What investors do with it: They read it before your meeting and use it as the basis for their questions. The best decks create enough curiosity that the investor’s questions are forward-looking — ‘what’s your plan for X?’ — rather than backward-looking — ‘I don’t understand what you do.’
The Financial Deck: A Specialist Variant
A financial deck is a more detailed variant of the pitch deck, with significantly greater depth on the financial and commercial dimension. It includes detailed financial projections, unit economics breakdowns, cohort analysis, margin evolution, and capital deployment strategy.
When to use it: When your investor has already expressed interest and wants to go deeper on the numbers before committing to a full due diligence process. Also useful in later-stage raises — Series A and beyond.
What investors do with it: They read it carefully, often with their in-house analyst. They will challenge your assumptions and test the logic. A strong financial deck at this stage accelerates the path from interest to term sheet.
The Financial Model: The Engine Underneath
The financial model is not a presentation document — it is a working analytical tool. It is a dynamic spreadsheet that models your business mechanics, generates financial projections, and allows investors (and you) to test different scenarios.
When to use it: Typically shared during due diligence — after an investor has expressed intent to invest and wants to verify your numbers in detail. Some sophisticated investors request it earlier, particularly at Series A and beyond.
What investors do with it: They or their analysts go through it in detail, changing your assumptions to see how the model responds. A model that breaks when you change an input — or worse, one that clearly has hardcoded numbers — will immediately raise questions about financial rigour.
The DPR and Business Plan: For Institutional Capital
A Detailed Project Report is a comprehensive document used primarily for debt financing — bank loans, NBFC funding, government schemes, and infrastructure capital. A Business Plan is a similar document used for institutional equity investors, strategic partners, and grant applications.
Both are significantly longer and more detailed than a pitch deck — typically 40 to 80 pages — covering the business model, market analysis, operational plan, financial feasibility, risk assessment, and management capability in depth.
When to use them: When seeking funding from banks, NBFCs, or government schemes; when applying for grants or subsidies; and for large capital raises where the investor requires project-level financial analysis rather than company-level projections.

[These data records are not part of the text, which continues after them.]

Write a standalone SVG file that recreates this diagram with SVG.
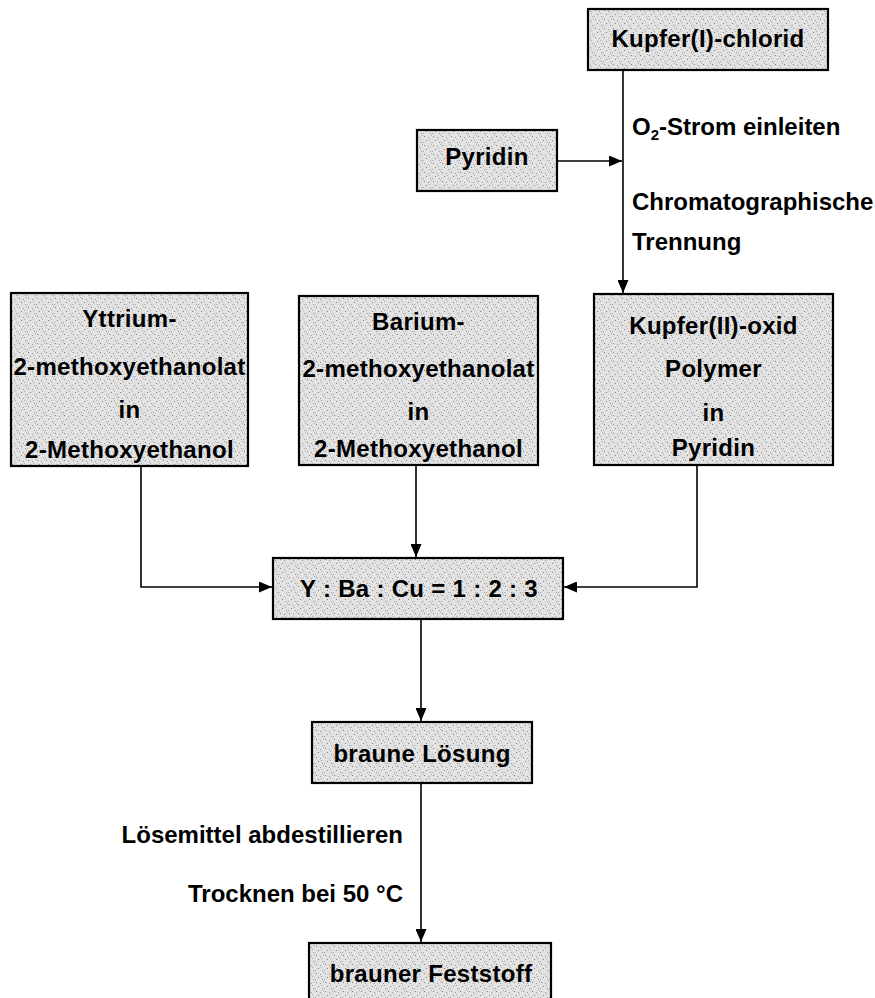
<svg xmlns="http://www.w3.org/2000/svg" width="875" height="998" viewBox="0 0 875 998">
  <defs>
    <!-- stippled grey fill used by every box -->
    <pattern id="stipple" width="9" height="9" patternUnits="userSpaceOnUse">
      <rect width="9" height="9" fill="#e2e2e2"/>
      <rect x="1" y="1" width="1" height="1" fill="#808080"/>
      <rect x="5" y="2" width="1" height="1" fill="#989898"/>
      <rect x="3" y="5" width="1" height="1" fill="#808080"/>
      <rect x="7" y="7" width="1" height="1" fill="#a0a0a0"/>
      <rect x="0" y="7" width="1" height="1" fill="#a8a8a8"/>
      <rect x="6" y="4" width="1" height="1" fill="#b0b0b0"/>
      <rect x="8" y="0" width="1" height="1" fill="#b0b0b0"/>
    </pattern>
    <marker id="arrow" markerWidth="13" markerHeight="11" refX="13" refY="5.5" orient="auto" markerUnits="userSpaceOnUse">
      <path d="M0,0 L13,5.5 L0,11 Z" fill="#000"/>
    </marker>
  </defs>
  <style>
    .box { fill: url(#stipple); stroke: #000; stroke-width: 2.2; }
    .lbl { font-family: "Liberation Sans", Arial, sans-serif; font-weight: bold; font-size: 24px; letter-spacing: 0.3px; fill: #000; text-anchor: middle; }
    .note { font-family: "Liberation Sans", Arial, sans-serif; font-weight: bold; font-size: 24px; fill: #000; }
    .conn { fill: none; stroke: #000; stroke-width: 1.6; }
  </style>

  <g id="connectors">
    <path class="conn" d="M623,70 L623,293" marker-end="url(#arrow)"/>
    <path class="conn" d="M557,161 L622,161" marker-end="url(#arrow)"/>
    <path class="conn" d="M141,466 L141,587 L272,587" marker-end="url(#arrow)"/>
    <path class="conn" d="M416,465 L416,557" marker-end="url(#arrow)"/>
    <path class="conn" d="M697,465 L697,587 L564,587" marker-end="url(#arrow)"/>
    <path class="conn" d="M421,619 L421,721" marker-end="url(#arrow)"/>
    <path class="conn" d="M421,783 L421,942" marker-end="url(#arrow)"/>
  </g>

  <g id="kupfer-i-chlorid">
    <rect class="box" x="588" y="9" width="240" height="61"/>
    <text class="lbl" x="708" y="47">Kupfer(I)-chlorid</text>
  </g>

  <g id="pyridin">
    <rect class="box" x="417" y="130" width="140" height="61"/>
    <text class="lbl" x="487" y="165">Pyridin</text>
  </g>

  <g id="step-labels-top">
    <text class="note" x="632" y="135">O<tspan font-size="15" dy="5">2</tspan><tspan dy="-5">-Strom einleiten</tspan></text>
    <text class="note" x="632" y="210">Chromatographische</text>
    <text class="note" x="632" y="250">Trennung</text>
  </g>

  <g id="yttrium">
    <rect class="box" x="11" y="293" width="237" height="173"/>
    <text class="lbl" x="129.5" y="327">Yttrium-</text>
    <text class="lbl" x="129.5" y="375">2-methoxyethanolat</text>
    <text class="lbl" x="129.5" y="418">in</text>
    <text class="lbl" x="129.5" y="458">2-Methoxyethanol</text>
  </g>

  <g id="barium">
    <rect class="box" x="299" y="296" width="239" height="169"/>
    <text class="lbl" x="418.5" y="330">Barium-</text>
    <text class="lbl" x="418.5" y="377">2-methoxyethanolat</text>
    <text class="lbl" x="418.5" y="420">in</text>
    <text class="lbl" x="418.5" y="457">2-Methoxyethanol</text>
  </g>

  <g id="kupfer-ii-oxid">
    <rect class="box" x="594" y="294" width="239" height="171"/>
    <text class="lbl" x="713.5" y="334">Kupfer(II)-oxid</text>
    <text class="lbl" x="713.5" y="377">Polymer</text>
    <text class="lbl" x="713.5" y="421">in</text>
    <text class="lbl" x="713.5" y="456">Pyridin</text>
  </g>

  <g id="verhaeltnis">
    <rect class="box" x="273" y="558" width="290" height="61"/>
    <text class="lbl" x="419" y="597">Y : Ba : Cu = 1 : 2 : 3</text>
  </g>

  <g id="braune-loesung">
    <rect class="box" x="312" y="722" width="220" height="61"/>
    <text class="lbl" x="422" y="762">braune Lösung</text>
  </g>

  <g id="step-labels-bottom">
    <text class="note" x="403" y="843" text-anchor="end">Lösemittel abdestillieren</text>
    <text class="note" x="403" y="902" text-anchor="end">Trocknen bei 50 °C</text>
  </g>

  <g id="brauner-feststoff">
    <rect class="box" x="309" y="943" width="242" height="60"/>
    <text class="lbl" x="431" y="982">brauner Feststoff</text>
  </g>
</svg>
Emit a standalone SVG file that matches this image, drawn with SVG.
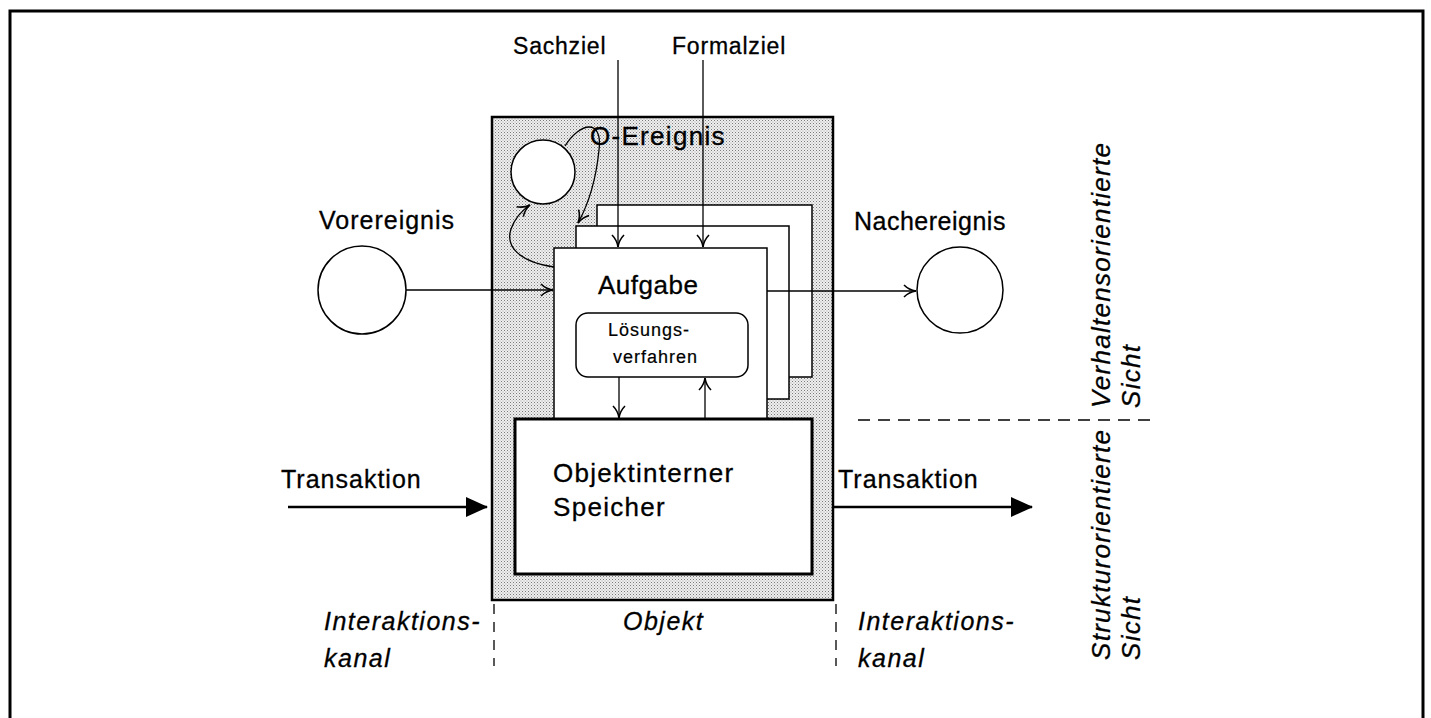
<svg xmlns="http://www.w3.org/2000/svg" width="1431" height="718" viewBox="0 0 1431 718">
<defs>
<pattern id="stip" width="3" height="3" patternUnits="userSpaceOnUse">
<rect width="3" height="3" fill="#efefef"/>
<rect x="0" y="0" width="1" height="1" fill="#7a7a7a"/>
<rect x="1.5" y="1.5" width="1" height="1" fill="#a0a0a0"/>
</pattern>
<marker id="open" viewBox="0 0 14 14" refX="13" refY="7" markerWidth="14" markerHeight="14" markerUnits="userSpaceOnUse" orient="auto">
<path d="M1,1 Q6,6 13,7 Q6,8 1,13" fill="none" stroke="#000" stroke-width="1.6"/>
</marker>
<marker id="solid" viewBox="0 0 22 20" refX="21" refY="10" markerWidth="22" markerHeight="20" markerUnits="userSpaceOnUse" orient="auto">
<path d="M0,0 L22,10 L0,20 Z" fill="#000"/>
</marker>
</defs>
<style>
.t{font-family:"Liberation Sans",Arial,sans-serif;font-size:25px;letter-spacing:1px;fill:#000;stroke:#000;stroke-width:0.3}
.i{font-family:"Liberation Sans",Arial,sans-serif;font-size:25px;font-style:italic;letter-spacing:1.5px;fill:#000;stroke:#000;stroke-width:0.3}
.s{font-family:"Liberation Sans",Arial,sans-serif;font-size:18px;letter-spacing:1px;fill:#000;stroke:#000;stroke-width:0.2}
.thin{fill:none;stroke:#000;stroke-width:1.3}
.box{fill:#fff;stroke:#000;stroke-width:1.5}
.circ{fill:#fff;stroke:#000;stroke-width:1.5}
.dash{fill:none;stroke:#000;stroke-width:1.3;stroke-dasharray:12 8}
</style>
<rect width="1431" height="718" fill="#fff"/>
<path d="M10,720 L10,11 L1423,11 L1423,720" fill="none" stroke="#000" stroke-width="3"/>

<g id="objekt">
<rect x="492" y="117" width="341" height="483" fill="url(#stip)" stroke="#000" stroke-width="2.5"/>
</g>
<g id="page-back"><rect class="box" x="597" y="205" width="215" height="172"/></g>
<g id="page-mid"><rect class="box" x="576" y="226" width="213" height="173"/></g>
<g id="aufgabe">
<rect class="box" x="554" y="248" width="213" height="180"/>
<text class="t" x="598" y="294" style="font-size:26px;letter-spacing:0.5px">Aufgabe</text>
</g>
<g id="loesungsverfahren">
<rect class="box" x="576" y="313" width="172" height="64" rx="12"/>
<text class="s" x="608" y="336">Lösungs-</text>
<text class="s" x="613" y="363">verfahren</text>
</g>
<g id="speicher">
<rect x="515" y="419" width="297" height="155" fill="#fff" stroke="#000" stroke-width="3"/>
<text class="t" x="553" y="482" style="font-size:26px;letter-spacing:1.3px">Objektinterner</text>
<text class="t" x="553" y="516" style="font-size:26px;letter-spacing:1.3px">Speicher</text>
</g>
<g id="o-ereignis">
<circle class="circ" cx="543" cy="172" r="32"/>
<text class="t" x="590" y="145" style="font-size:26px;letter-spacing:1.3px">O-Ereignis</text>
</g>
<g id="vorereignis">
<circle class="circ" cx="362" cy="290" r="44"/>
<text class="t" x="319" y="229">Vorereignis</text>
</g>
<g id="nachereignis">
<circle class="circ" cx="960" cy="290" r="43"/>
<text class="t" x="854" y="230" style="letter-spacing:0.5px">Nachereignis</text>
</g>
<g id="ziele">
<text class="t" x="513" y="54" style="font-size:23px;letter-spacing:0.8px">Sachziel</text>
<text class="t" x="672" y="54" style="font-size:23px;letter-spacing:0.8px">Formalziel</text>
</g>
<g id="labels">
<text class="t" x="281" y="488">Transaktion</text>
<text class="t" x="838" y="488">Transaktion</text>
<text class="i" x="324" y="630">Interaktions-</text>
<text class="i" x="324" y="667">kanal</text>
<text class="i" x="623" y="630">Objekt</text>
<text class="i" x="858" y="630">Interaktions-</text>
<text class="i" x="858" y="667">kanal</text>
<text class="i" transform="translate(1110,408) rotate(-90)" style="font-size:26px;letter-spacing:1.3px">Verhaltensorientierte</text>
<text class="i" transform="translate(1140,408) rotate(-90)" style="font-size:26px;letter-spacing:1.3px">Sicht</text>
<text class="i" transform="translate(1110,660) rotate(-90)" style="font-size:26px;letter-spacing:1.3px">Strukturorientierte</text>
<text class="i" transform="translate(1140,660) rotate(-90)" style="font-size:26px;letter-spacing:1.3px">Sicht</text>
</g>
<g id="connectors">
<line class="thin" x1="618" y1="60" x2="618" y2="247" marker-end="url(#open)"/>
<line class="thin" x1="703" y1="60" x2="703" y2="247" marker-end="url(#open)"/>
<line class="thin" x1="406" y1="290" x2="553" y2="290" marker-end="url(#open)"/>
<line class="thin" x1="767" y1="291" x2="916" y2="291" marker-end="url(#open)"/>
<line class="thin" x1="619" y1="377" x2="619" y2="418" marker-end="url(#open)"/>
<line class="thin" x1="705" y1="419" x2="705" y2="378" marker-end="url(#open)"/>
<path class="thin" d="M565,146 C580,122 603,118 599,150 C596,180 588,205 578,223" marker-end="url(#open)"/>
<path class="thin" d="M554,267 C520,262 505,247 511,229 C515,218 521,211 530,205" marker-end="url(#open)"/>
<line x1="288" y1="507" x2="487" y2="507" stroke="#000" stroke-width="2.5" marker-end="url(#solid)"/>
<line x1="833" y1="507" x2="1032" y2="507" stroke="#000" stroke-width="2.5" marker-end="url(#solid)"/>
<line class="dash" x1="858" y1="420" x2="1155" y2="420"/>
<line class="dash" x1="494" y1="604" x2="494" y2="666" style="stroke-dasharray:10 8"/>
<line class="dash" x1="836" y1="604" x2="836" y2="666" style="stroke-dasharray:10 8"/>
</g>
</svg>
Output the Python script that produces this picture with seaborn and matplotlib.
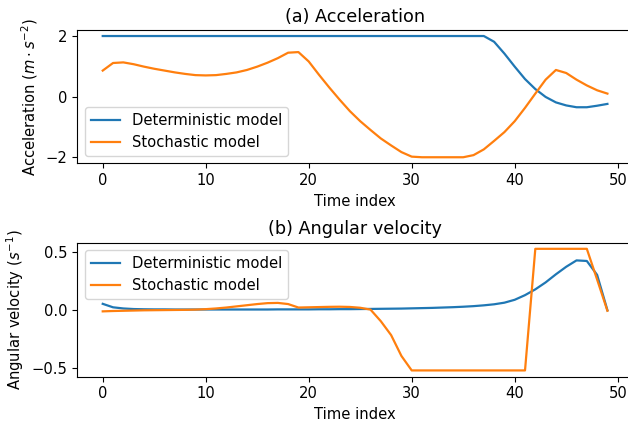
import numpy as np
import pandas as pd
import matplotlib
matplotlib.use("Agg")
import matplotlib.pyplot as plt
import seaborn as sns

time_index = list(range(50))

accel_deterministic = [2.0] * 38 + [
    1.81, 1.42, 0.99, 0.58, 0.25, -0.01, -0.19, -0.29, -0.35, -0.35, -0.30, -0.24,
]

accel_stochastic = [
    0.86, 1.11, 1.13, 1.07, 0.99, 0.92, 0.86, 0.80, 0.75, 0.71,
    0.70, 0.71, 0.75, 0.80, 0.88, 0.99, 1.12, 1.27, 1.45, 1.47,
    1.16, 0.72, 0.30, -0.10, -0.48, -0.81, -1.10, -1.38, -1.61, -1.83,
    -1.98, -2.0, -2.0, -2.0, -2.0, -2.0, -1.93, -1.74, -1.46, -1.17,
    -0.81, -0.37, 0.10, 0.56, 0.88, 0.78, 0.56, 0.37, 0.21, 0.10,
]

omega_deterministic = [
    0.05, 0.02, 0.01, 0.005, 0.003, 0.002, 0.002, 0.001, 0.001, 0.001,
    0.001, 0.001, 0.001, 0.001, 0.001, 0.001, 0.001, 0.002, 0.002, 0.002,
    0.002, 0.003, 0.003, 0.004, 0.004, 0.005, 0.006, 0.007, 0.008, 0.009,
    0.011, 0.013, 0.015, 0.018, 0.021, 0.025, 0.030, 0.037, 0.046, 0.060,
    0.085, 0.125, 0.175, 0.235, 0.305, 0.37, 0.425, 0.42, 0.30, -0.005,
]

omega_stochastic = [
    -0.015, -0.012, -0.010, -0.008, -0.006, -0.005, -0.004, -0.003, -0.002, 0.0,
    0.004, 0.010, 0.018, 0.028, 0.038, 0.048, 0.056, 0.058, 0.048, 0.018,
    0.020, 0.022, 0.024, 0.025, 0.023, 0.016, 0.0, -0.10, -0.22, -0.40,
    -0.525, -0.525, -0.525, -0.525, -0.525, -0.525, -0.525, -0.525, -0.525, -0.525,
    -0.525, -0.525, 0.525, 0.525, 0.525, 0.525, 0.525, 0.525, 0.26, -0.01,
]

series_names = ["Deterministic model", "Stochastic model"]
x_ticks = [0, 10, 20, 30, 40, 50]

fs = 10.6
title_fs = 12.7

fig = plt.figure(figsize=(6.28, 4.22), dpi=100)
ax_a = fig.add_axes([0.1234, 0.613, 0.884, 0.316])
ax_b = fig.add_axes([0.1234, 0.1078, 0.884, 0.317])

colors = ["#1f77b4", "#ff7f0e"]

for ax, (det, sto) in zip((ax_a, ax_b), ((accel_deterministic, accel_stochastic),
                                          (omega_deterministic, omega_stochastic))):
    df = pd.DataFrame({
        "t": time_index * 2,
        "value": det + sto,
        "model": [series_names[0]] * len(det) + [series_names[1]] * len(sto),
    })
    sns.lineplot(data=df, x="t", y="value", hue="model", palette=colors,
                 ax=ax, linewidth=1.6)
    ax.set_xticks(x_ticks)
    ax.set_xlabel("Time index", fontsize=fs)
    ax.tick_params(labelsize=fs)

ax_a.set_title("(a) Acceleration", fontsize=title_fs)
ax_a.set_ylabel(r"Acceleration ($m \cdot s^{-2}$)", fontsize=fs)
ax_a.set_yticks([-2, 0, 2])
ax_a.legend(loc="lower left", fontsize=fs)

ax_b.set_title("(b) Angular velocity", fontsize=title_fs)
ax_b.set_ylabel(r"Angular velocity ($s^{-1}$)", fontsize=fs)
ax_b.set_yticks([-0.5, 0.0, 0.5])
ax_b.legend(loc="upper left", fontsize=fs)

fig.savefig("out.png", dpi=100)
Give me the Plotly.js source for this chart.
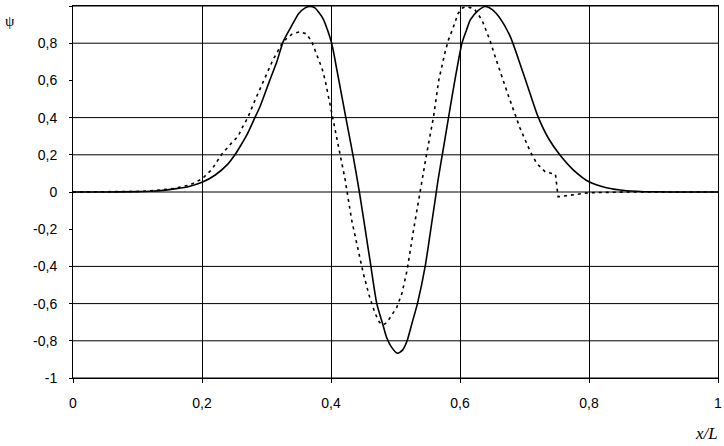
<!DOCTYPE html>
<html>
<head>
<meta charset="utf-8">
<script src="https://cdn.plot.ly/plotly-3.0.1.min.js"></script>
<style>
  html, body { margin: 0; padding: 0; background: #fff; }
  #chart { width: 724px; height: 446px; }
</style>
</head>
<body>
<div id="chart"></div>
<script>
// Solid curve (psi)
const solidX = [0, 0.05, 0.1, 0.12, 0.14, 0.16, 0.18, 0.2, 0.22, 0.24, 0.251, 0.26, 0.27, 0.282, 0.29, 0.305,
  0.316, 0.326, 0.34, 0.35, 0.36, 0.367, 0.375, 0.388, 0.401, 0.41, 0.423, 0.434, 0.444, 0.453, 0.461, 0.471,
  0.481, 0.486, 0.493, 0.503, 0.511, 0.518, 0.526, 0.534, 0.546, 0.556, 0.562, 0.566, 0.575, 0.582, 0.592,
  0.603, 0.61, 0.616, 0.628, 0.639, 0.65, 0.662, 0.678, 0.693, 0.706, 0.721, 0.737, 0.755, 0.776, 0.8,
  0.827, 0.858, 0.9, 1];
const solidY = [0, 0, 0.002, 0.004, 0.009, 0.018, 0.03, 0.052, 0.09, 0.15, 0.2, 0.25, 0.31, 0.4, 0.46, 0.6,
  0.7, 0.81, 0.9, 0.96, 0.99, 0.998, 0.99, 0.93, 0.8, 0.64, 0.4, 0.2, 0, -0.2, -0.38, -0.6,
  -0.72, -0.78, -0.83, -0.867, -0.85, -0.8, -0.7, -0.6, -0.4, -0.17, -0.03, 0.065, 0.25, 0.396, 0.6,
  0.8, 0.87, 0.925, 0.975, 0.997, 0.98, 0.934, 0.835, 0.69, 0.557, 0.405, 0.289, 0.199, 0.118, 0.055,
  0.023, 0.007, 0.001, 0];

// Dashed curve
const dashX = [0, 0.05, 0.1, 0.12, 0.14, 0.155, 0.181, 0.2, 0.215, 0.23, 0.245, 0.256, 0.263, 0.271, 0.283,
  0.296, 0.31, 0.326, 0.34, 0.352, 0.362, 0.37, 0.378, 0.386, 0.391, 0.398, 0.405, 0.411, 0.417, 0.422,
  0.427, 0.432, 0.437, 0.444, 0.45, 0.459, 0.468, 0.475, 0.481, 0.487, 0.494, 0.502, 0.51, 0.518, 0.528,
  0.537, 0.541, 0.548, 0.559, 0.567, 0.577, 0.582, 0.589, 0.597, 0.604, 0.61, 0.617, 0.623, 0.634, 0.647,
  0.652, 0.662, 0.672, 0.683, 0.693, 0.701, 0.709, 0.719, 0.732, 0.748, 0.752, 0.754, 0.8, 0.86, 1];
const dashY = [0, 0, 0.003, 0.006, 0.012, 0.018, 0.038, 0.07, 0.12, 0.2, 0.26, 0.3, 0.35, 0.4, 0.5,
  0.6, 0.71, 0.81, 0.85, 0.862, 0.85, 0.81, 0.74, 0.665, 0.6, 0.478, 0.35, 0.244, 0.155, 0.065,
  -0.043, -0.15, -0.23, -0.348, -0.437, -0.554, -0.65, -0.7, -0.715, -0.7, -0.66, -0.62, -0.545, -0.42, -0.204,
  -0.016, 0.047, 0.2, 0.405, 0.6, 0.754, 0.817, 0.88, 0.96, 0.99, 0.996, 0.99, 0.98, 0.925, 0.81,
  0.754, 0.647, 0.548, 0.44, 0.344, 0.28, 0.217, 0.154, 0.109, 0.095, -0.025, -0.025, -0.004, 0, 0];

// Axes
const xTicks = [0, 0.2, 0.4, 0.6, 0.8, 1];
const xTickText = ['0', '0,2', '0,4', '0,6', '0,8', '1'];
const yTicks = [-1, -0.8, -0.6, -0.4, -0.2, 0, 0.2, 0.4, 0.6, 0.8, 1];
const yTickText = ['-1', '-0,8', '-0,6', '-0,4', '-0,2', '0', '0,2', '0,4', '0,6', '0,8', '1'];
// horizontal grid lines actually drawn in the original (no line at 0.6 and -0.2)
const yGrid = [1, 0.8, 0.4, 0.2, 0, -0.4, -0.6, -0.8, -1];

const tickFont = { family: 'Liberation Sans, Arial, sans-serif', size: 14, color: '#000' };

const traces = [
  {
    x: solidX, y: solidY, type: 'scatter', mode: 'lines',
    line: { color: '#000', width: 1.6, shape: 'spline', smoothing: 0.6 }, hoverinfo: 'skip'
  },
  {
    x: dashX, y: dashY, type: 'scatter', mode: 'lines',
    line: { color: '#000', width: 1.6, dash: '3px,4px' }, hoverinfo: 'skip'
  }
];

const layout = {
  width: 724,
  height: 446,
  margin: { l: 73, r: 6, t: 6, b: 68 },
  paper_bgcolor: '#fff',
  plot_bgcolor: '#fff',
  showlegend: false,
  xaxis: {
    range: [0, 1],
    tickvals: xTicks,
    ticktext: xTickText,
    tickfont: tickFont,
    showgrid: true,
    gridcolor: '#000',
    gridwidth: 1,
    zeroline: false,
    showline: true,
    linecolor: '#000',
    linewidth: 1,
    mirror: true,
    ticks: 'outside',
    ticklen: 4,
    tickcolor: '#000',
    ticklabelstandoff: 8
  },
  yaxis: {
    range: [-1, 1],
    tickvals: yTicks,
    ticktext: yTickText,
    tickfont: tickFont,
    showgrid: false,
    zeroline: false,
    showline: true,
    linecolor: '#000',
    linewidth: 1,
    mirror: true,
    ticks: 'outside',
    ticklen: 3,
    tickcolor: '#000',
    ticklabelstandoff: 9
  },
  shapes: yGrid.map(v => ({
    type: 'line', xref: 'paper', yref: 'y',
    x0: 0, x1: 1, y0: v, y1: v,
    line: { color: '#000', width: 1 },
    layer: 'below'
  })),
  annotations: [
    {
      text: 'ψ', xref: 'paper', yref: 'paper', x: -0.108, y: 0.96,
      xanchor: 'left', yanchor: 'middle', showarrow: false,
      font: { family: 'Liberation Serif, Times New Roman, serif', size: 15, color: '#000' }
    },
    {
      text: '<i>x/L</i>', xref: 'paper', yref: 'paper', x: 1.003, y: -0.148,
      xanchor: 'right', yanchor: 'middle', showarrow: false,
      font: { family: 'Liberation Serif, Times New Roman, serif', size: 17, color: '#000' }
    }
  ]
};

Plotly.newPlot('chart', traces, layout, { displayModeBar: false, staticPlot: true });
</script>
</body>
</html>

The Investor Placement Memorandum (IPM): For Serious Money
An Investor Placement Memorandum — sometimes called a Private Placement Memorandum (PPM) — is the institutional-grade fundraising document. It presents the investment opportunity in the depth that sophisticated investors require: detailed industry analysis, competitive landscape, management biographies, risk factors and mitigants, term-sheet summary, granular use of proceeds, financial statements, and the legal framework for the investment.
When to use it: For raises of ₹10 crore and above from institutional investors — family offices, HNIs, PE funds, or strategic investors — and for structured financing such as mezzanine, preference instruments, or convertible debt.
The IPM is not a pitch document — it is an investment thesis. It gives a sophisticated investor every piece of information they need to make a formal decision.
Matching Documents to Investors: A Quick Reference
- Angels & early-stage VCs (pre-seed/seed): One-pager → Pitch deck → Financial model (on request).
- Institutional VCs & family offices (Series A+): Financial deck → Full financial model → IPM.
- Banks & NBFCs: Detailed Project Report or Business Plan → Supporting financial statements.
- Government schemes & grants: Business Plan → DPR → Application-specific templates.
- Strategic investors & corporates: IPM → Financial model → Due diligence data room.
The Underlying Principle
Every fundraising document exists to answer one question: should I invest in this business? Each document answers it with a different level of depth, for a different type of investor, at a different stage of their decision-making process. Using the right document at the right time isn’t just about polish — it is about demonstrating that you understand your investor, respect their process, and are ready for the stage of capital you are seeking.